Every person you will meet on a night out in Viper
Ain’t no messin’ with my clique
Lets be honest, there really is no place you’d rather be.
Viper is one of the most socially diverse clubs Glasgow’s West End has to offer, purely because we’re all human. It has all we really need: cheap booze, shite tunes and not having to pay for a taxi fare.
Viper is clearly the place to be. Even those who say they don’t like it secretly love it.
As you flee across from Coopers, running straight into the traffic, you don’t care if you die because the sweet glow of Viper will be your last magical memory.
On entrance, there’s usually a queue. This is your chance to scope all the meat, call dibs and “accidentally” fall into the person in front of you. Congratulations, you’ve pulled. It really is that easy.
The first person you’re going to meet is the guy who LOVES viper.
The pure mad wan
He’s the guy in the group who is all about the three B’s: Beer, Banter, and Birds. We all love him really, but every night he takes it too far, and everyone has to tell him to fuck off and stop trying to be a big man.

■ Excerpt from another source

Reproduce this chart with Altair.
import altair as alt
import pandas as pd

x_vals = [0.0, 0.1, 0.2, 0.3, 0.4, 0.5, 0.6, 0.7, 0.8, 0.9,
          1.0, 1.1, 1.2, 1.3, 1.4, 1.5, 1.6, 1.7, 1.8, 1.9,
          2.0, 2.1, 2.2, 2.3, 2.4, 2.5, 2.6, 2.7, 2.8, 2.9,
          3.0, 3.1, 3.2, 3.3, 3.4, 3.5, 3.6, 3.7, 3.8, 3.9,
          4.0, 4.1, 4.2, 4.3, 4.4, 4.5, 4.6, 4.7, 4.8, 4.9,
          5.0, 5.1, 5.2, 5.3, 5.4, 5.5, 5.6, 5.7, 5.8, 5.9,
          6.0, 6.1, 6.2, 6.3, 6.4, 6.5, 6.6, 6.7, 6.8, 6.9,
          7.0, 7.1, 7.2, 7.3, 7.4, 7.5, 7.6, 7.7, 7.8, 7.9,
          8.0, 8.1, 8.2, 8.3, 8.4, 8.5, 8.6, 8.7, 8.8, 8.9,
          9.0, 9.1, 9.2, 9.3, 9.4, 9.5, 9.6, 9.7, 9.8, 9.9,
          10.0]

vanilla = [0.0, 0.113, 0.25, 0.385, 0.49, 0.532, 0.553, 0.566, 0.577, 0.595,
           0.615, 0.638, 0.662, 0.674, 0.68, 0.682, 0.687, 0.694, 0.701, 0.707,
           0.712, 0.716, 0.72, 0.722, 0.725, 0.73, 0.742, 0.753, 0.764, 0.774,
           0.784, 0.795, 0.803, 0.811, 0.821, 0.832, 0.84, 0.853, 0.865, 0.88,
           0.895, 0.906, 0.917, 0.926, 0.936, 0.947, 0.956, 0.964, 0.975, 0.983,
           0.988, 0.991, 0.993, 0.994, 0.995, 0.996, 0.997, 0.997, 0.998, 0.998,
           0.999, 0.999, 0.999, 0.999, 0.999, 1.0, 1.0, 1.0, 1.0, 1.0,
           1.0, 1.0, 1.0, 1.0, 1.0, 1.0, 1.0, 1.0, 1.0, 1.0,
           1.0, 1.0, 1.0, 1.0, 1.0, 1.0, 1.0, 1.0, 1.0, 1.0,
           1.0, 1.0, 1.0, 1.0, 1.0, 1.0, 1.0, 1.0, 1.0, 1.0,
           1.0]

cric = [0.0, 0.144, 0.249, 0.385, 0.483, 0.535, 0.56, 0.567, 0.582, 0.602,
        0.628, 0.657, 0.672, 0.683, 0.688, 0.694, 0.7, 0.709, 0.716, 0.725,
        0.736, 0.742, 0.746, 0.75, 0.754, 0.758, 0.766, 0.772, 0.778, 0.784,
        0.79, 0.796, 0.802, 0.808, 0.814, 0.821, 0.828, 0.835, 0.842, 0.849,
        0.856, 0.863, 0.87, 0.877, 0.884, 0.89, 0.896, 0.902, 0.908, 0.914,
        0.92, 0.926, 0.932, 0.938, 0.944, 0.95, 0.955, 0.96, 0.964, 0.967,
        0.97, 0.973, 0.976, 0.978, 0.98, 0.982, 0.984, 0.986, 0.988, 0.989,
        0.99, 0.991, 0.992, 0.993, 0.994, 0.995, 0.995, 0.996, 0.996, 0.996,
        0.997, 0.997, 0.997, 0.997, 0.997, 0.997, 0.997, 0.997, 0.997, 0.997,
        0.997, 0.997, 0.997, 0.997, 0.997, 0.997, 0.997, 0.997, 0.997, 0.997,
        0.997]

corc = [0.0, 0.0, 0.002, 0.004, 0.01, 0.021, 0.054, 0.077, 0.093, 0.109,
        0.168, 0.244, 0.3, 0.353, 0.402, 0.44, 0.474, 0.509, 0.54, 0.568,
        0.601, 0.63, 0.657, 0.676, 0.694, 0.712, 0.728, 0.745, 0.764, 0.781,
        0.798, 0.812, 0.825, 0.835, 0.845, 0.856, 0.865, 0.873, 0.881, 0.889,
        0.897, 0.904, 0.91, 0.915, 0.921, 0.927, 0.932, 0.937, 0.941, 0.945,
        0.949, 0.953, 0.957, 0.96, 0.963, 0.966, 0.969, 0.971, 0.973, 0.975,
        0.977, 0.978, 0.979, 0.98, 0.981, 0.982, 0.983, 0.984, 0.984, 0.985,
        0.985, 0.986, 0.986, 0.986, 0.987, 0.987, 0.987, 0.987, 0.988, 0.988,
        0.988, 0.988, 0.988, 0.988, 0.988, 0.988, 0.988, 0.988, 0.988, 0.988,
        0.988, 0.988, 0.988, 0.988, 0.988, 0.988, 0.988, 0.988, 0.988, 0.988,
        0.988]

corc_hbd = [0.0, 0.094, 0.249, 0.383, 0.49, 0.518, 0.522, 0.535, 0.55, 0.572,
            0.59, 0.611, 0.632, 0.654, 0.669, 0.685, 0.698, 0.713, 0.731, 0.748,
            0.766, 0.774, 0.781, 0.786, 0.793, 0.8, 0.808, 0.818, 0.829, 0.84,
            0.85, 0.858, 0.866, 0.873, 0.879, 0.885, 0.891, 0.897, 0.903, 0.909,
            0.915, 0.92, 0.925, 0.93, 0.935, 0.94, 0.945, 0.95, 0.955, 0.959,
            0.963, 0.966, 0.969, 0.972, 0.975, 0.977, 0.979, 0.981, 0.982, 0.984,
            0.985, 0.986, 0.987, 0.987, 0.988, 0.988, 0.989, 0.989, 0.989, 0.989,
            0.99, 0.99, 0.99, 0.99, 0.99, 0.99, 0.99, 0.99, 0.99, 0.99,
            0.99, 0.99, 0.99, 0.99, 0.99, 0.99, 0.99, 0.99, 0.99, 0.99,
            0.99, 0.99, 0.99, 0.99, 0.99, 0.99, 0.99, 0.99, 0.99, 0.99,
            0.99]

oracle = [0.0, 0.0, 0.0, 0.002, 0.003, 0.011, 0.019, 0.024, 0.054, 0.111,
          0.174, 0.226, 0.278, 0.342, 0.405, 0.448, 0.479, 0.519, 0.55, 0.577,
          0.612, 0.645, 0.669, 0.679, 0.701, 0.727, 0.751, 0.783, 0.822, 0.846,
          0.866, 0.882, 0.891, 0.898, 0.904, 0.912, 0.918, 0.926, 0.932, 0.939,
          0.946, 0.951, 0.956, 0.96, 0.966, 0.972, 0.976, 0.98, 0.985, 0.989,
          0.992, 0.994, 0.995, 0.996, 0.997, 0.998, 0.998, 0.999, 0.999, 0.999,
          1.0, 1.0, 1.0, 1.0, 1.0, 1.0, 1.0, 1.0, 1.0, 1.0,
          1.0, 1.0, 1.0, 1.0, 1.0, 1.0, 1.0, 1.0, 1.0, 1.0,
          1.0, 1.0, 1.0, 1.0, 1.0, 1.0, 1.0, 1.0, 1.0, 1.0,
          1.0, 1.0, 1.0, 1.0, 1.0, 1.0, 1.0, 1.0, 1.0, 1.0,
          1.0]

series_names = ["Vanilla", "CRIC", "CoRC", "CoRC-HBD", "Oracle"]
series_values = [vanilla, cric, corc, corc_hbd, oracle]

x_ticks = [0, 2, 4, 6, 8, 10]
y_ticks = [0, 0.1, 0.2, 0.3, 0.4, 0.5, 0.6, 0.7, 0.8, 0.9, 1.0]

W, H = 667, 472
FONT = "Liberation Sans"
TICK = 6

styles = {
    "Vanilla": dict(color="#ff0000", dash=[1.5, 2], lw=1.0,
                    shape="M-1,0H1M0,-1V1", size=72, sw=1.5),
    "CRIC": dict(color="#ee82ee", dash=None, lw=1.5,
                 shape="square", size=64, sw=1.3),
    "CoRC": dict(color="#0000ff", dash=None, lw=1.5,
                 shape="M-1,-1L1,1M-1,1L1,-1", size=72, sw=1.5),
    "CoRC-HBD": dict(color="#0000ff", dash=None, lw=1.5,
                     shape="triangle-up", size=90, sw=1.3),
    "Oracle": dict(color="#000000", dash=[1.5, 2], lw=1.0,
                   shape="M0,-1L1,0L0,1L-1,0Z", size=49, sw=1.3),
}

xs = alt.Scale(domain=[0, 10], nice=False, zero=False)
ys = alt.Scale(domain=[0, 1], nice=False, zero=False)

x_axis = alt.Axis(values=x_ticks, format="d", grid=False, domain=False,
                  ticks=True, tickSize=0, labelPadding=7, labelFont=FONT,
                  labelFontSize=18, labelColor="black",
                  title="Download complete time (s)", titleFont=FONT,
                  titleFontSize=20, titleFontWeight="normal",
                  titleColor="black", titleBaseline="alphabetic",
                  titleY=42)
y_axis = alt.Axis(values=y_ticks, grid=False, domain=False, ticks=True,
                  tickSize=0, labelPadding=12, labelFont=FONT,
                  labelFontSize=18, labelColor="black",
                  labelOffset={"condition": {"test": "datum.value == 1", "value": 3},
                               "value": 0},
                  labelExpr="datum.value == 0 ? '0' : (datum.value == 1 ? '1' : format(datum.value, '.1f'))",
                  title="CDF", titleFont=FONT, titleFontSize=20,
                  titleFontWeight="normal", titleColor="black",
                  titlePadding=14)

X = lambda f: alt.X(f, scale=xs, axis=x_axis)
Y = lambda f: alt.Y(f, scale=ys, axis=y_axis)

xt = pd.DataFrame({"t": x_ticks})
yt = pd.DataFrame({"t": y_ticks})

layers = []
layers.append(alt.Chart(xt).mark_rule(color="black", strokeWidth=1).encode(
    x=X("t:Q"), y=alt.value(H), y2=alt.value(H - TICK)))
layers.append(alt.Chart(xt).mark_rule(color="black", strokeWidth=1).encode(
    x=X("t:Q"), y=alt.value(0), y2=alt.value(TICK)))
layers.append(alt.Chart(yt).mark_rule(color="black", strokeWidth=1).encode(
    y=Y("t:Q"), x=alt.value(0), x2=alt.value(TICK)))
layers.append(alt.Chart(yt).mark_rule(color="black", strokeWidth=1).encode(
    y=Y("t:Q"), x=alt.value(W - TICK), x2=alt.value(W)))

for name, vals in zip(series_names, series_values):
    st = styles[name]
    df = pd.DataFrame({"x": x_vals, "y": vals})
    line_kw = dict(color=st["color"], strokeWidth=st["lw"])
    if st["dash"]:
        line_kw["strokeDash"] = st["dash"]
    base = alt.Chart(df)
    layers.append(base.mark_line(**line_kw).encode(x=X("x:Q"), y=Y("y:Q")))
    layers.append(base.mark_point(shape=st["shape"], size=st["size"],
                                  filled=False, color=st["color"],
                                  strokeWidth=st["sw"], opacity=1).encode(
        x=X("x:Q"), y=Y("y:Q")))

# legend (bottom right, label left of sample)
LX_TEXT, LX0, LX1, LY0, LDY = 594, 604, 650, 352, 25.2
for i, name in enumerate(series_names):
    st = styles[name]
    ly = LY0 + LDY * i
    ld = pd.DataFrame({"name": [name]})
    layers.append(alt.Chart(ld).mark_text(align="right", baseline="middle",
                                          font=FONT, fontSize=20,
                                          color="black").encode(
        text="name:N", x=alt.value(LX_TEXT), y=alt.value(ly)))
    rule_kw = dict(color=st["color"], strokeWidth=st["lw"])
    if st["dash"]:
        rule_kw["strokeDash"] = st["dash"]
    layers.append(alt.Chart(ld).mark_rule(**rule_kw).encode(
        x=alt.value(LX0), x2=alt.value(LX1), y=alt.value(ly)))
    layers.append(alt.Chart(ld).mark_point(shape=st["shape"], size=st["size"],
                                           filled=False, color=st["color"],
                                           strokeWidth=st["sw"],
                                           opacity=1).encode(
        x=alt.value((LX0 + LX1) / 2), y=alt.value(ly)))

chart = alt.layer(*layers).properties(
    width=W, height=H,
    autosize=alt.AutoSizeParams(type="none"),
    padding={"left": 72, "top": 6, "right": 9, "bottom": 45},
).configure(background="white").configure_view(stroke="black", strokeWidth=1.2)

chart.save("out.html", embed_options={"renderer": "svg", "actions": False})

He’s there most weeknights and all weekend, and you can usually hear him before you see him. He’ll be chanting, “we love you viper, we do” while slamming his chest like an ape. He’ll also act like he’s best mates with the bouncer, giving them a slap on the shoulder upon each entry and tell you that he gets in for free because without him there, nobody would ever bother turning up to Viper.
You’ll come across this guy again at around midnight, hanging from the cloakroom cubbyhole, spilling his tin of dragon soup everywhere whispering, “we love you viper, we do” and trying to hit on whoever is on cloakroom that night, before getting his jacket and spewing all over it.
The ‘I’ll buy you a drink, love’ guy
These guys spend all night at the bar, are usually wearing a tweed jacket and look horrifically out of place. They’re sober as hell and lurk at the corners of the bar where the weak get pushed out by the real Viper loyals who are climbing and crawling their way through the crowd to get that sweet sweet soup.
I’m not sure where these guys come from, but they’re always in packs of three ready to pounce on a fresher if they’ve had one too many Viper bombs. He’ll offer to buy you a drink, escort you away to a booth, ask you about yourself and hey presto, looks like you’ve not only bagged yourself a free drink, you’re also getting a free kebab from BBQ Kings when this guy realises he’s pulled Bambi on ice.
The toilet lurkers
So, you’re in Viper, you’ve had six Viper bombs with a bottle of wine in hand and you’re ready to get freaky on the dance floor. Until you realise you need to pee. Nightmare.
Viper’s toilets are almost as good as the dance floor, as you can still hear the tunes which allows for the ultimate “put your hands in the air and wave them like you just don’t care” piss, and chances of finding a pull on the way out are pretty high. This is when you will encounter the toilet lurkers.
These guys are on the serious hunt. They’ll be “waiting for a mate” outside the girls’ toilet, in the corner beside the puddle of spew, ready to catch any girls who have been separated from the herd.
The table top girls
These girls mean business. They came to Viper for one reason and one reason only, to get up on that table and shake what their mumma gave them. The only way a guy has any chance of getting this girl’s attention is if he can find the courage to get up on the bench, shimmy his way through her mates and squeeze himself onto the table. The only way this girl is going to notice another guy, is if he too can shake what his mumma gave him.
Every night at Viper, there’s always that guy who has his top off. He’s perspiring enough to hydrate the entire village of Murano and he’s loving every minute of it. His fist is pumping, his soup is flowing and he won’t stop screaming: “Here we, here we, here we fucking go!”
The DJ deck girls
If you see a girl who is shaking her hips beside the DJ decks, then she’s on the hunt. The platform wings of the decks are prime scoping position to scope out a suitable pull. For ultimate scoping effect, the DJ deck girls will split onto the opposite side of Viper on the platform which allows you to not only scope the dance floor, but also anyone nipping to the toilet in full light. Excellent.
These guys are situated at the bar, on the tables. They came here to get shit-faced, so must occupy the largest table to accommodate all their beverages. There’s gonna be a crowd of them, and they’re gonna be friendly as hell. At the edges, there will be the dancers of the group, trying to scoop up any passers-by and scream at them “Why are you not dancing? Come dance with us!” They also know everyone and their table of ten quickly becomes a table of thirty screaming students who resemble cooked spaghetti, having the best time of their lives.
The booth bitches
These guys spend their nights nursing a voddy and coke, applying powder to their faces and refusing to make any new friends because ain’t nobody messin’ with their mutherfukin’ clique.
The GUSA wanker
He’s there every Wednesday, fine – but he’s also there every Monday, Tuesday and Thursday. Does he ever wash his sweatband? Of course he doesn’t. He’s a pulling machine, he’s got a voice like a fog horn and he dances like Kung Fu Panda. You’re guaranteed to have an entertaining night with this one.